Flow Signals Across Company Boundaries

This week, we have been exploring real-world scenarios at an organization where I worked; they were a retail provider. While I spent most of my time in the technology operations of the retailer, our product was more than just tech, so I often found myself having to pull myself out of a sub-optimized mentality and help the organization focus on our actual end-customer. 

Monday update was as upbeat as you can have on Monday; “feature count up 35 percent; weekly.” Marketing queued a new promo; support braced for the resulting traffic. 

By Wednesday, chats and tickets spiked; customers could not use several features because the payments partner had a fixed two-week release cycle, and integration fixes missed our window. 

Inside the organization, dashboards showed momentum; inside the third-party partner, capacity and cadence were unchanged. The problem was not effort; it was measurement. We were counting what shipped locally, while there wasn’t anyone tracking how value flowed across the network (partners included). 

What?

Ecosystem agility needs flow signals that make sense across teams and orgs; not simply just "vanity" reports. I like to start with a small, shared set:

  • End-to-end lead time; customer request to customer-available across company boundaries.

  • Arrival rate vs throughput per boundary; if arrivals exceed a partner’s throughput, queues and frustration grow.

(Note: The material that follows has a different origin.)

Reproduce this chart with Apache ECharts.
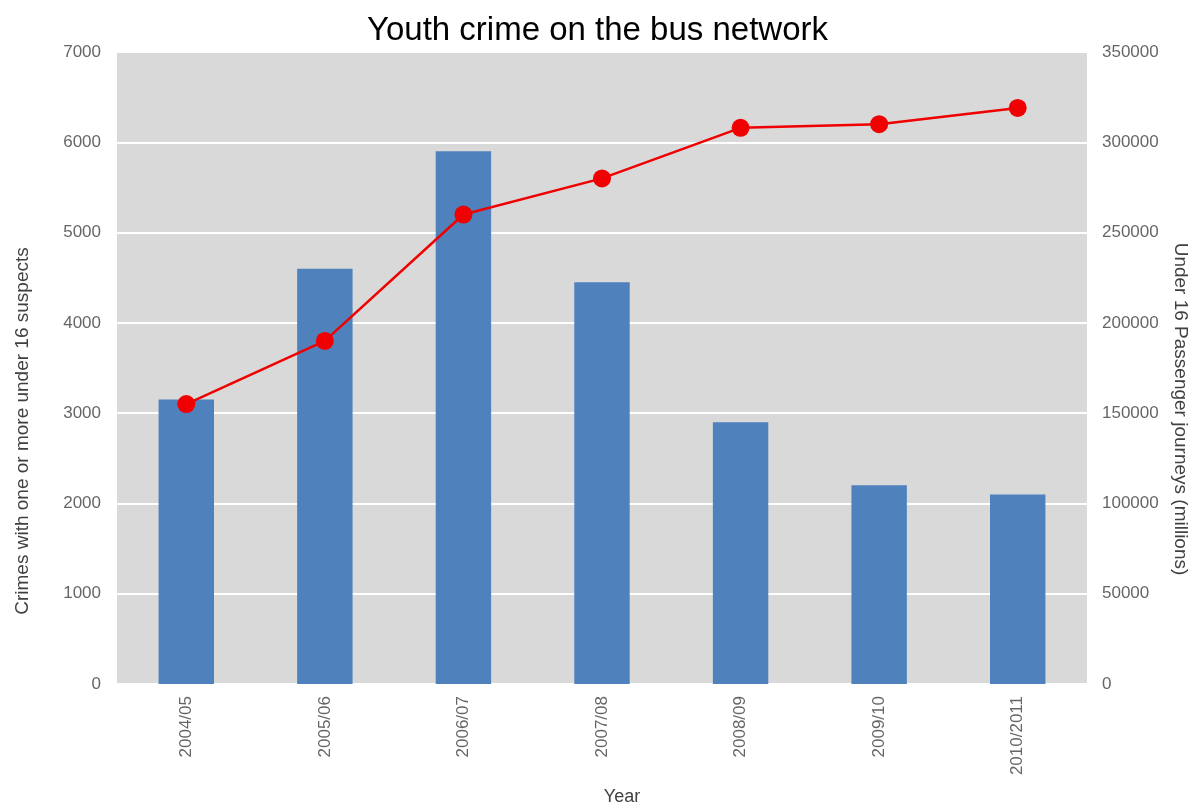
<!DOCTYPE html>
<html>
<head>
<meta charset="utf-8">
<script src="https://cdn.jsdelivr.net/npm/echarts@6/dist/echarts.min.js"></script>
<style>html,body{margin:0;padding:0;background:#fff;}#c{width:1195px;height:808px;}</style>
</head>
<body>
<div id="c"></div>
<script>
const categories = ['2004/05','2005/06','2006/07','2007/08','2008/09','2009/10','2010/2011'];
const crimes = [3150, 4600, 5900, 4450, 2900, 2200, 2100];
const journeys = [155000, 190000, 260000, 280000, 308000, 310000, 319000];
const leftTicks = {min: 0, max: 7000, interval: 1000};
const rightTicks = {min: 0, max: 350000, interval: 50000};

const FONT = '"Liberation Sans", Arial, sans-serif';
const plain = v => String(v);
const chart = echarts.init(document.getElementById('c'), null, {renderer: 'canvas'});
chart.setOption({
  animation: false,
  backgroundColor: '#ffffff',
  title: {
    text: 'Youth crime on the bus network',
    left: 'center', top: 9,
    textStyle: {fontFamily: FONT, fontSize: 33, fontWeight: 'normal', color: '#000'}
  },
  grid: {left: 117, right: 108, top: 52, bottom: 124, show: true, backgroundColor: '#d9d9d9', borderWidth: 0,
         containLabel: false, outerBoundsMode: 'none'},
  xAxis: {
    type: 'category', data: categories,
    name: 'Year', nameLocation: 'middle', nameGap: 104,
    nameTextStyle: {fontFamily: FONT, fontSize: 18, color: '#404040', padding: [0, 0, 0, 40]},
    axisLine: {show: false}, axisTick: {show: false},
    axisLabel: {rotate: 90, margin: 12, fontFamily: FONT, fontSize: 17, color: '#666666'}
  },
  yAxis: [
    {
      type: 'value', min: leftTicks.min, max: leftTicks.max, interval: leftTicks.interval,
      name: 'Crimes with one or more under 16 suspects', nameLocation: 'middle', nameGap: 85,
      nameTextStyle: {fontFamily: FONT, fontSize: 19, color: '#404040', padding: [0, 126, 0, 0]},
      axisLine: {show: false}, axisTick: {show: false},
      axisLabel: {margin: 16, fontFamily: FONT, fontSize: 17, color: '#666666', formatter: plain},
      splitLine: {show: true, lineStyle: {color: '#ffffff', width: 2}}
    },
    {
      type: 'value', min: rightTicks.min, max: rightTicks.max, interval: rightTicks.interval,
      name: 'Under 16 Passenger journeys (millions)', nameLocation: 'middle', nameGap: 84, nameRotate: -90,
      nameTextStyle: {fontFamily: FONT, fontSize: 19, color: '#404040', padding: [0, 0, 0, 82]},
      axisLine: {show: false}, axisTick: {show: false},
      axisLabel: {margin: 15, fontFamily: FONT, fontSize: 17, color: '#666666', formatter: plain},
      splitLine: {show: false}
    }
  ],
  series: [
    {
      type: 'bar', data: crimes, yAxisIndex: 0, barWidth: '40%',
      itemStyle: {color: '#4f81bd'}
    },
    {
      type: 'line', data: journeys, yAxisIndex: 1,
      symbol: 'circle', symbolSize: 18,
      lineStyle: {color: '#f00000', width: 2.5},
      itemStyle: {color: '#f00000'}
    }
  ]
});
</script>
</body>
</html>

  • WIP aging by boundary; how long items wait in “with partner” states; aging reveals the real bottleneck.

  • First-time-through quality at handoffs; percent of changes accepted without rework by the next company.

  • Time-to-recover from an incident or failed deploy across firms.

  • Ecosystem decision latency: clock time from “exception detected” to “cross-company decision made.”

Plot Process Behavior Charts (PBCs) for end-to-end lead time and time-to-recover; use Xˉ and limits Xˉ±2.66×MR‾Xˉ±2.66×MR to separate signal from noise. Use variability and queueing economics to explain why big batches and uneven arrivals explode wait times; then we can size experiments accordingly. 

Track a joint defect escape rate at the integration boundary; this is often the pulse of cross-company quality.

So What?

Acting on noise creates organizational whiplash; new rituals pile up; relationships strain; customers feel the churn. Acting on signals creates predictability; partners pace work to real capacity; arrivals are smoothed; fixes batch into the next reliable release; exceptions are handled in one cadence. 

Flow metrics turn blame into design; you stop asking “who failed” and start asking “what policy or queue shape produced this wait.”

Now What?

Stand up three shared PBCs and a 15-minute weekly review with your primary partner:

  1. Pick the three: end-to-end lead time, time-to-recover, and joint escaped defects. Collect 20–30 points, then compute Xˉ, MR‾MR, limits.

  2. Define the seams: document where data hands off, who timestamps start and finish, and how you will log events when a policy changes or an outage occurs.

  3. Run the review; same time each week; agenda:

    • Signals first; any point outside limits; any 8-point shift; any 6-point trend.

    • One exception to resolve; decision rights clear; owner named; due date set.

    • One improvement to try; e.g., cap arrivals to match partner throughput; add a small “fast track” lane; reduce release batch size at the seam.

  4. Act only on signals; if there is no signal, log the observation; do not change anything.

  5. Translate signals to portfolio choices; if arrivals exceed partner throughput, reduce starts; do not add multitasking; if time-to-recover is outside limits, invest in joint rollback or shared test data; measure again next week. The more we change at one time, the harder it is to troubleshoot if there are problems AND fixing one thing at a time might expose bottlenecks you wouldn't otherwise see.

Let's Do This! (together)

Flow beats frenzy; across companies, even more than within one. 

When leaders install a few shared signals and a calm review cadence, metrics stop being performance theater and become the language of partnership

Choose end-to-end lead time, time-to-recover, and joint escape rate; act only on true signals; align portfolio decisions to real capacity; your ecosystem will feel steadier within weeks, and your customers will notice first. In this post, I am just giving examples we had on our team; if these metrics don't make sense, pick your own.